Ruben Eiras
        
        CERCA de 80% dos seis mil desempregados que engrossam mensalmente 
        as estatísticas dos centros de emprego são licenciados. 
      
      
    
    
      
      
    
  
  
  
  
     
      
        O alerta foi dado por Roberto Carneiro, ex-ministro da Educação 
        e "pai" do actual sistema de escolas profissionais, aquando 
        da sua intervenção num colóquio sobre a relação 
        entre o ensino profissional e o mercado de trabalho, no âmbito da 
        iniciativa "Dias Abertos", dirigida à promoção 
        da Escola Profissional Digital da Rumos.
        
        "Talvez o drama não fosse tão grande se tivesse 
        havido uma maior aposta no ensino técnicoprofissional, em vez do 
        ensino superior", frisa aquele especialista. Isto porque o mercado 
        de trabalho português sofre um grande desequilíbrio estrutural, 
        caracterizado por um excesso de licenciados e mão-de-obra desqualificada, 
        contraposto a uma carestia crónica de quadros intermédios 
        e técnicos. 
        
        Mas a cultura do povo português também não ajuda a 
        mudar o panorama. Roberto Carneiro salienta que ainda existe uma imagem 
        social negativa ensombrando o ensino profissional, sendo este ainda encarado 
        como "uma alternativa mais fácil ao secundário" 
        e uma saída para os jovens marcados pelo insucesso escolar 
        no sistema formal de ensino. "Nada mais errado", sublinha 
        veementemente.
        
        E provando o que prega, dá como exemplo um dos seus nove filhos 
        que resolveu cursar gestão de sistemas de informação 
        numa escola profissional. "Ele sentiu-se mais feliz assim e realmente 
        fez a melhor opção. A formação que recebeu 
        foi de grande qualidade e muito prática, melhor do que em algumas 
        universidades", afirma. 
        
        Só que a mudança de mentalidade não se adivinha tarefa 
        fácil, dada a inércia cultural que prevalece na sociedade 
        portuguesa. Mas não para sempre. Roberto Carneiro está confiante 
        que a atitude dos portugueses irá mudar radicalmente devido à 
        "dor" infligida pela actual situação do mercado 
        laboral.
        
        "A tradição do 'sr. doutor' de certeza que irá 
        mudar com os actuais 35.000 desempregados licenciados e os que irão 
        engrossar estas fileiras no futuro", sublinha. "É 
        um bocado duro afirmar isto, mas quanto mais desemprego houver de licenciados, 
        menor será o seu estatuto social e mais beneficiados serão 
        os alunos das escolas profissionais no seu prestígio", 
        reforça aquele responsável. 
        
        Um prestígio cuja imagem de marca se começa a construir 
        pela empregabilidade.
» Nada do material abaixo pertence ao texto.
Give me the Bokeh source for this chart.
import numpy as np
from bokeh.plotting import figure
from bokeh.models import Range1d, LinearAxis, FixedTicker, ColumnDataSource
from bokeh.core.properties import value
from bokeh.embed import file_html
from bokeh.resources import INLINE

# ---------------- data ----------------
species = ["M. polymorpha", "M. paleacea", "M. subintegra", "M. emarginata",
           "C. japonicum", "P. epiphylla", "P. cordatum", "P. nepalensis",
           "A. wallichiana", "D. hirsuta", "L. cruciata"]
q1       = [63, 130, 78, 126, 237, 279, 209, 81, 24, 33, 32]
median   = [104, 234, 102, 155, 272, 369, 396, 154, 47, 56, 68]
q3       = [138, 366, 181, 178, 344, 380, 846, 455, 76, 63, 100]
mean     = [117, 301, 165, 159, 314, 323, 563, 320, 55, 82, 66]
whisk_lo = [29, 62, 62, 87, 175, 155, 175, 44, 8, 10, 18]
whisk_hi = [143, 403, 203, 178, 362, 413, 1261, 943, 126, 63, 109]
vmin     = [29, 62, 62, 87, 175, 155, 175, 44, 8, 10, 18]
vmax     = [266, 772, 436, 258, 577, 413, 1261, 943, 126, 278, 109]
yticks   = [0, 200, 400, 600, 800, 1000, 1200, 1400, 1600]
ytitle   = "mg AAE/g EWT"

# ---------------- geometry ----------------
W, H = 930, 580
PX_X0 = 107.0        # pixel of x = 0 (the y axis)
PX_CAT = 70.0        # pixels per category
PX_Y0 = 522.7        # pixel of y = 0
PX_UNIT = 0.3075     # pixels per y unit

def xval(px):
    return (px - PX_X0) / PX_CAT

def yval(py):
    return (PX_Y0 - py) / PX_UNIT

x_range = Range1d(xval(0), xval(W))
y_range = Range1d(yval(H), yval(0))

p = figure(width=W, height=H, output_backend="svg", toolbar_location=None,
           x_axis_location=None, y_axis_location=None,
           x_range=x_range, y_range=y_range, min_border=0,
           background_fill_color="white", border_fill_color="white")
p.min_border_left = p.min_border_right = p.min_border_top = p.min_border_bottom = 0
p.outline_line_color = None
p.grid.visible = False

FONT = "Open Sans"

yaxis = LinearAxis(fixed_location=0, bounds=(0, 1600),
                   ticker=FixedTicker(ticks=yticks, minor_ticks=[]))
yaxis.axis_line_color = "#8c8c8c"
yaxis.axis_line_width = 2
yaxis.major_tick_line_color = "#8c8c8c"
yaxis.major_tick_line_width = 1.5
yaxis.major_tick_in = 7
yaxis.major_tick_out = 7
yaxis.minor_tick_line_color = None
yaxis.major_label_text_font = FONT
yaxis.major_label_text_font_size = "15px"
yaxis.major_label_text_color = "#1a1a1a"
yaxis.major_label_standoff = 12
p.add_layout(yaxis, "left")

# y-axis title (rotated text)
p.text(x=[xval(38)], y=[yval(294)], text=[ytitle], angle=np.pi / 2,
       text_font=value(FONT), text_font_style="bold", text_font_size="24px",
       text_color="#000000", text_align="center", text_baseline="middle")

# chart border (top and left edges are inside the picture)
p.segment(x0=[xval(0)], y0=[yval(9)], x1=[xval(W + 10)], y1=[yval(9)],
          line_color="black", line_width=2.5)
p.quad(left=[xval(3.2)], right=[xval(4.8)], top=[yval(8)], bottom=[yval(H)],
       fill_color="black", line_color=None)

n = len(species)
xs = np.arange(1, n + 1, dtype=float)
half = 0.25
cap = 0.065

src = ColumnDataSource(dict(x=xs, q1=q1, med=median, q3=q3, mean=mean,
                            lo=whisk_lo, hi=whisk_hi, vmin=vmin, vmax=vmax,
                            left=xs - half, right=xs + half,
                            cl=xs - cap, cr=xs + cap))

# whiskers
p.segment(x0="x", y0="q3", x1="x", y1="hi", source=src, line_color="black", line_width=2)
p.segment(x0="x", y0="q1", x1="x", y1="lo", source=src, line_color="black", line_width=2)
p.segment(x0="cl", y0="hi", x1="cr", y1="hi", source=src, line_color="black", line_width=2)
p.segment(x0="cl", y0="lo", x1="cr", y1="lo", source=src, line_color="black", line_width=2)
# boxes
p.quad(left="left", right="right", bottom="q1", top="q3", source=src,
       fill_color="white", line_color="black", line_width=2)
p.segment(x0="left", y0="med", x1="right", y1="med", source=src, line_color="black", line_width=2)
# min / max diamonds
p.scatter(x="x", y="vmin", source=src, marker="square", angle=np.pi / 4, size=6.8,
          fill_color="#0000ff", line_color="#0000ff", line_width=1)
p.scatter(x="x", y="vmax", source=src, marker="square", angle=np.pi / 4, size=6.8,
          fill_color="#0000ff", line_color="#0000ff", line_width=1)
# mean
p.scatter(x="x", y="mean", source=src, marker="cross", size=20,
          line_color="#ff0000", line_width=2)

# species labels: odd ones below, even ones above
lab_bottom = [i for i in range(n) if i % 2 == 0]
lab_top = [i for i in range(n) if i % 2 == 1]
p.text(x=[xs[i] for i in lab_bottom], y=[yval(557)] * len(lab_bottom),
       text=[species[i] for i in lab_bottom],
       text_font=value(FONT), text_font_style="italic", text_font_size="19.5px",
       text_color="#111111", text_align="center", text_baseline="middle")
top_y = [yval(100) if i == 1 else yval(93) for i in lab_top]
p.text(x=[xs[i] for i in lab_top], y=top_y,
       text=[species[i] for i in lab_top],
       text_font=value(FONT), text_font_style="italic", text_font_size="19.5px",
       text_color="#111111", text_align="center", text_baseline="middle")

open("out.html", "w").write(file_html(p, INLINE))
De acordo com os dados do Ministério da Educação 
        apresentados pelo orador, 78% dos diplomados nas escolas profissionais 
        já estavam a exercer uma profissão logo após a conclusão 
        do curso. 
        
        Na verdade, a tendência pela preferência do ensino profissional 
        começa a emergir na sociedade portuguesa. Segundo outro conjunto 
        de dados apresentados por Roberto Carneiro, provenientes de um estudo 
        sobre o ensino profissional realizado pela Fundação Manuel 
        Leão, a procura por este tipo de educação tem vindo 
        a crescer nos últimos anos. Desde 2000 que a média de alunos 
        admitidos no sistema se situa nos 49%, o que significa que metade dos 
        candidatos fica excluído. 
        
        "Isto indica a existência de uma procura com grande dimensão. 
        É incompreensível porque o Estado não acaba com os 
        'numerus clausus' para que mais jovens possam aceder a este tipo de ensino", 
        propõe. "É melhor do que irem para o mercado sem 
        nenhuma qualificação profissionalizante ou se tornem em 
        licenciados frustrados", observa ainda aquele responsável.
        
        Sobre o novo modelo de financiamento proposto pelo Governo, baseado no 
        sistema de cheque-educação dado aos alunos, Roberto Carneiro 
        está de acordo com o princípio, mas ressalva que são 
        necessários "uma maior discussão e esclarecimento 
        dos pormenores de funcionamento do novo sistema".